DATASET EXCERPT:
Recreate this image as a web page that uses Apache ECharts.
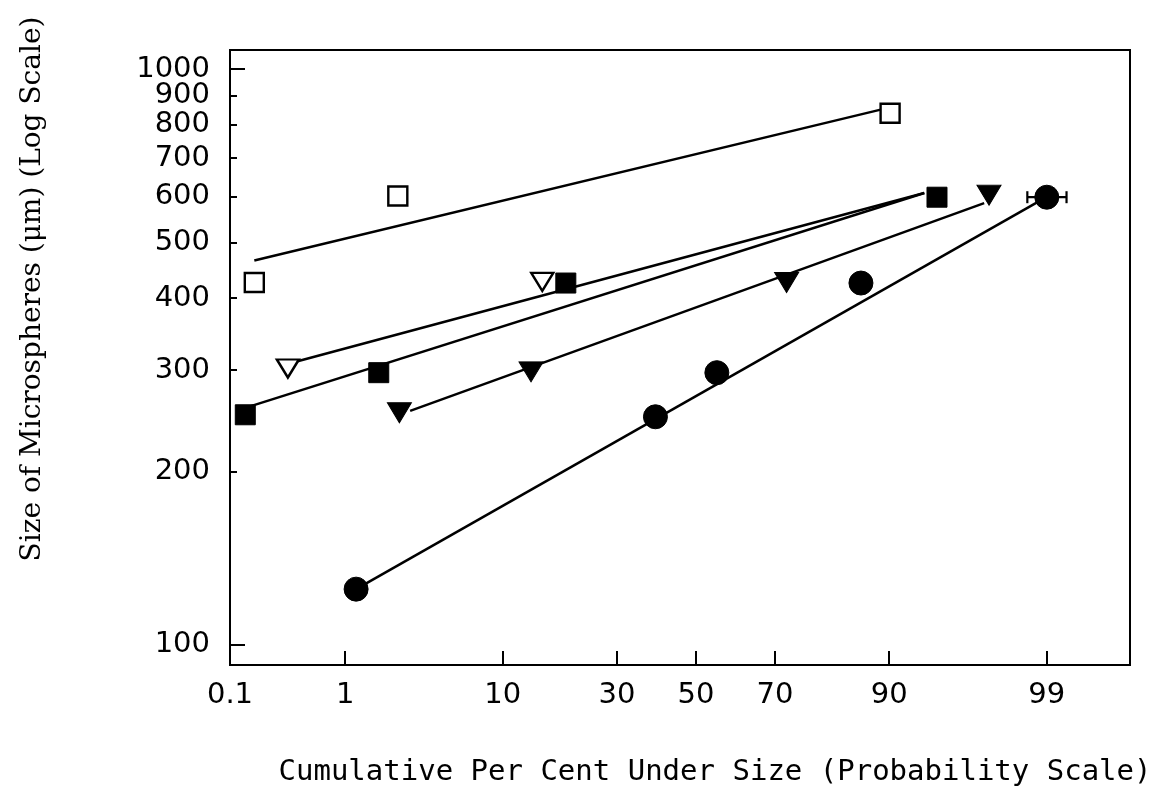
<!DOCTYPE html>
<html>
<head>
<meta charset="utf-8">
<script src="https://cdn.jsdelivr.net/npm/echarts@6/dist/echarts.min.js"></script>
<style>
  html, body { margin: 0; padding: 0; background: #fff; }
  #chart { width: 1157px; height: 789px; }
</style>
</head>
<body>
<div id="chart"></div>
<script>
// Axis tick labels
const xTickPercents = [0.1, 1, 10, 30, 50, 70, 90, 99];
const yTickValues = [100, 200, 300, 400, 500, 600, 700, 800, 900, 1000];
const yMajorTicks = [100, 1000];

// Open squares
const openSquarePct = [0.17, 2.4, 90.1];
const openSquareSize = [426, 602, 838];
const openSquareFitPct = [0.17, 89.1];
const openSquareFitSize = [465, 851];

// Open down-triangles
const openTriPct = [0.34, 15.4];
const openTriSize = [302, 427];
const openTriFitPct = [0.39, 93.5];
const openTriFitSize = [310, 609];

// Filled squares
const filledSquarePct = [0.14, 1.77, 19.4, 94.5];
const filledSquareSize = [251, 297, 425, 599];
const filledSquareFitPct = [0.14, 93.5];
const filledSquareFitSize = [258, 609];

// Filled down-triangles
const filledTriPct = [2.46, 13.7, 72.6, 97.4];
const filledTriSize = [253, 298, 426, 604];
const filledTriFitPct = [2.9, 97.2];
const filledTriFitSize = [255, 585];

// Filled circles, with a horizontal error bar on the last point
const circlePct = [1.21, 39.4, 55.5, 86.3, 99.0];
const circleSize = [125, 249, 297, 425, 599];
const circleFitPct = [1.21, 99.0];
const circleFitSize = [125, 600];
const circleErrPct = [98.6, 99.3];
const circleErrSize = [599];

// Axis extents
const xRangePct = [0.1, 99.8];
const yRange = [92.3, 1079];

// Inverse standard normal CDF (Acklam's rational approximation)
function probit(p) {
  const a = [-3.969683028665376e+01, 2.209460984245205e+02, -2.759285104469687e+02,
             1.383577518672690e+02, -3.066479806614716e+01, 2.506628277459239e+00];
  const b = [-5.447609879822406e+01, 1.615858368580409e+02, -1.556989798598866e+02,
             6.680131188771972e+01, -1.328068155288572e+01];
  const c = [-7.784894002430293e-03, -3.223964580411365e-01, -2.400758277161838e+00,
             -2.549732539343734e+00, 4.374664141464968e+00, 2.938163982698783e+00];
  const d = [7.784695709041462e-03, 3.224671290700398e-01, 2.445134137142996e+00,
             3.754408661907416e+00];
  const pl = 0.02425, ph = 1 - pl;
  let q, r;
  if (p < pl) {
    q = Math.sqrt(-2 * Math.log(p));
    return (((((c[0]*q+c[1])*q+c[2])*q+c[3])*q+c[4])*q+c[5]) /
           ((((d[0]*q+d[1])*q+d[2])*q+d[3])*q+1);
  }
  if (p <= ph) {
    q = p - 0.5; r = q * q;
    return (((((a[0]*r+a[1])*r+a[2])*r+a[3])*r+a[4])*r+a[5])*q /
           (((((b[0]*r+b[1])*r+b[2])*r+b[3])*r+b[4])*r+1);
  }
  q = Math.sqrt(-2 * Math.log(1 - p));
  return -(((((c[0]*q+c[1])*q+c[2])*q+c[3])*q+c[4])*q+c[5]) /
          ((((d[0]*q+d[1])*q+d[2])*q+d[3])*q+1);
}

// Probability-scale x (normal deviate) and log-scale y coordinates
const px = pct => probit(pct / 100);
const ly = v => Math.log10(v);
const pairs = (pcts, sizes) => pcts.map((p, i) => [px(p), ly(sizes[i])]);

const xTickZ = xTickPercents.map(px);
const yTickLog = yTickValues.map(ly);
const yMajorLog = yMajorTicks.map(ly);
// The upper y labels sit close together, so they are shared between two
// overlaid y axes (alternate labels) to keep every one of them visible.
const yLabelsA = yTickLog.filter((_, i) => i % 2 === 0);
const yLabelsB = yTickLog.filter((_, i) => i % 2 === 1);

const labelFont = { color: '#000', fontFamily: 'DejaVu Sans', fontSize: 29 };
const yLabel = values => ({
  ...labelFont, margin: 20, customValues: values, hideOverlap: false,
  showMinLabel: true, showMaxLabel: true,
  formatter: v => String(Math.round(Math.pow(10, v)))
});

function fitLine(pcts, sizes) {
  return {
    type: 'line', data: pairs(pcts, sizes), symbol: 'none', z: 2,
    lineStyle: { color: '#000', width: 2.5 }, silent: true
  };
}
function markers(pcts, sizes, symbol, size, filled, rotate) {
  return {
    type: 'scatter', data: pairs(pcts, sizes), symbol: symbol, symbolSize: size,
    symbolRotate: rotate || 0, z: 4,
    itemStyle: filled
      ? { color: '#000', borderColor: '#000', borderWidth: 1, opacity: 1 }
      : { color: '#fff', borderColor: '#000', borderWidth: 2.4, opacity: 1 }
  };
}

const errData = circleErrSize.map(s => [px(circleErrPct[0]), px(circleErrPct[1]), ly(s)]);

const option = {
  animation: false,
  backgroundColor: '#fff',
  grid: {
    left: 230, right: 27, top: 50, bottom: 124,
    show: true, borderColor: '#000', borderWidth: 2, backgroundColor: 'transparent'
  },
  xAxis: {
    type: 'value', min: px(xRangePct[0]), max: px(xRangePct[1]),
    splitLine: { show: false },
    axisLine: { show: true, onZero: false, lineStyle: { color: '#000', width: 2 } },
    axisTick: { show: true, inside: true, length: 14, customValues: xTickZ,
                lineStyle: { color: '#000', width: 2 } },
    axisLabel: {
      ...labelFont, margin: 16, customValues: xTickZ, hideOverlap: false,
      showMinLabel: true, showMaxLabel: true,
      formatter: v => {
        const i = xTickZ.findIndex(z => Math.abs(z - v) < 1e-9);
        return i >= 0 ? String(xTickPercents[i]) : '';
      }
    }
  },
  yAxis: [
    {
      type: 'value', min: ly(yRange[0]), max: ly(yRange[1]),
      splitLine: { show: false },
      axisLine: { show: true, onZero: false, lineStyle: { color: '#000', width: 2 } },
      axisTick: { show: true, inside: true, length: 7, customValues: yTickLog,
                  lineStyle: { color: '#000', width: 2 } },
      axisLabel: yLabel(yLabelsA)
    },
    {
      type: 'value', position: 'left', min: ly(yRange[0]), max: ly(yRange[1]),
      splitLine: { show: false },
      axisLine: { show: false, onZero: false },
      axisTick: { show: true, inside: true, length: 15, customValues: yMajorLog,
                  lineStyle: { color: '#000', width: 2 } },
      axisLabel: yLabel(yLabelsB)
    }
  ],
  graphic: [
    {
      type: 'text', x: 33, y: 289, rotation: Math.PI / 2,
      style: {
        text: 'Size of Microspheres (\u03bcm) (Log Scale)',
        fill: '#000', font: '28px "DejaVu Serif"',
        align: 'center', verticalAlign: 'middle'
      }
    },
    {
      type: 'text', x: 715, y: 772,
      style: {
        text: 'Cumulative Per Cent Under Size (Probability Scale)',
        fill: '#000', font: '29px "DejaVu Sans Mono"',
        align: 'center', verticalAlign: 'middle'
      }
    }
  ],
  series: [
    fitLine(openSquareFitPct, openSquareFitSize),
    fitLine(openTriFitPct, openTriFitSize),
    fitLine(filledSquareFitPct, filledSquareFitSize),
    fitLine(filledTriFitPct, filledTriFitSize),
    fitLine(circleFitPct, circleFitSize),
    {
      type: 'custom', z: 3, silent: true,
      data: errData,
      renderItem: (params, api) => {
        const a = api.coord([api.value(0), api.value(2)]);
        const b = api.coord([api.value(1), api.value(2)]);
        const st = { stroke: '#000', lineWidth: 2.2 };
        return {
          type: 'group',
          children: [
            { type: 'line', shape: { x1: a[0], y1: a[1], x2: b[0], y2: b[1] }, style: st },
            { type: 'line', shape: { x1: a[0], y1: a[1] - 6, x2: a[0], y2: a[1] + 6 }, style: st },
            { type: 'line', shape: { x1: b[0], y1: b[1] - 6, x2: b[0], y2: b[1] + 6 }, style: st }
          ]
        };
      }
    },
    markers(openSquarePct, openSquareSize, 'rect', 19, false),
    markers(openTriPct, openTriSize, 'triangle', [22, 18], false, 180),
    markers(filledSquarePct, filledSquareSize, 'rect', 20, true),
    markers(filledTriPct, filledTriSize, 'triangle', [24, 20], true, 180),
    markers(circlePct, circleSize, 'circle', 24, true)
  ]
};

echarts.init(document.getElementById('chart'), null, { renderer: 'canvas' }).setOption(option);
</script>
</body>
</html>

STATED PROBLEM:
Exactly as they appear, print the lines of the listing above from its first line through the line that contains "const filledSquareFitSize = [258, 609];", minus the pictures.

TASK ANSWER:
Recreate this image as a web page that uses Apache ECharts.
<!DOCTYPE html>
<html>
<head>
<meta charset="utf-8">
<script src="https://cdn.jsdelivr.net/npm/echarts@6/dist/echarts.min.js"></script>
<style>
  html, body { margin: 0; padding: 0; background: #fff; }
  #chart { width: 1157px; height: 789px; }
</style>
</head>
<body>
<div id="chart"></div>
<script>
// Axis tick labels
const xTickPercents = [0.1, 1, 10, 30, 50, 70, 90, 99];
const yTickValues = [100, 200, 300, 400, 500, 600, 700, 800, 900, 1000];
const yMajorTicks = [100, 1000];

// Open squares
const openSquarePct = [0.17, 2.4, 90.1];
const openSquareSize = [426, 602, 838];
const openSquareFitPct = [0.17, 89.1];
const openSquareFitSize = [465, 851];

// Open down-triangles
const openTriPct = [0.34, 15.4];
const openTriSize = [302, 427];
const openTriFitPct = [0.39, 93.5];
const openTriFitSize = [310, 609];

// Filled squares
const filledSquarePct = [0.14, 1.77, 19.4, 94.5];
const filledSquareSize = [251, 297, 425, 599];
const filledSquareFitPct = [0.14, 93.5];
const filledSquareFitSize = [258, 609];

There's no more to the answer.